People ask me constantly why I left a steady job in my hometown to travel around the world and change careers. It’s a difficult question to answer, especially when talking to a relative stranger. If you are too specific, people get bored. If you aren’t specific enough, people assume you’re hiding something.

Thanks to heavily biased media portrayals of foreigners, strong nationalism and even ethnocentrism among the older generations, many Koreans believe that all (non-military) foreigners living in Korea fit into one of three categories:

1) Running from debt.

2) Running from legal trouble.

3) Here only to find a husband/wife.

I try to answer honestly when people ask why I moved here. I want to do my part to dispel the myth that foreigners in Korea are here for the wrong reasons.

Unfortunately, this is a difficult question to answer honestly. I don’t hate my home town or my country. I loved my old job. I wasn’t broke or in trouble. But I was ready to leave for many reasons – most of them due to lack of opportunities and social life.

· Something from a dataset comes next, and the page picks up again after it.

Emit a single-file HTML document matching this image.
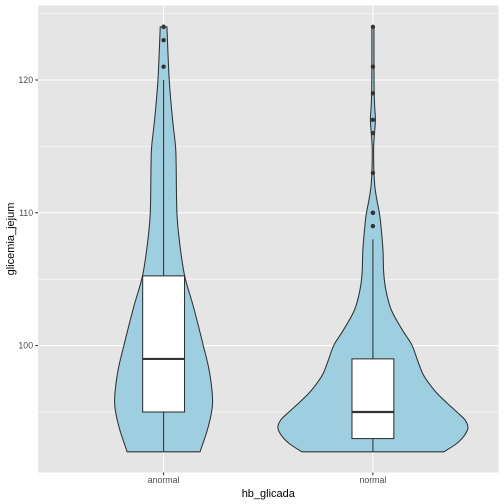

Today, I stumbled across an article that may help me explain my reasons. The article, based on a Gallup study called the “Well-Being Index”, ranks the ten most content and most miserable cities in the USA. Here’s what they had to say about my home town:

5. Hickory-Lenoir-Morganton, N.C.

> Well-being index score: 62.7

> Obesity: 32.1%

> Median household income: $38,923

> Adult population with high school diploma or higher: 79.0%

Nowhere else in the nation did people have as negative an evaluation of their lives as in the Hickory metro area. A major reason was that survey respondents living there were less optimistic about their life in five years than respondents in almost all other parts of the country. Hickory residents also were rated poorly for emotional health, with survey respondents telling Gallup they felt sad or depressed more often than in almost all other metro areas. As of January, the Hickory metro area had an 11.5% unemployment rate, among the higher rates in the country. Many residents lacked the formal education necessary to work in higher paying jobs. Just 79% of residents had at least a high school diploma, and 18.2% at least a bachelor’s degree, versus 85.9% and 28.5%, nationwide.

But that isn’t the whole story. Hickory may be lacking opportunity at the moment, but it’s still home. Having spent 26 happy years there, it will always be a place that I love.


Maybe I’ll return one day when times are better. Until then, I’ll continue to see the world and experience what other countries and cultures have to offer.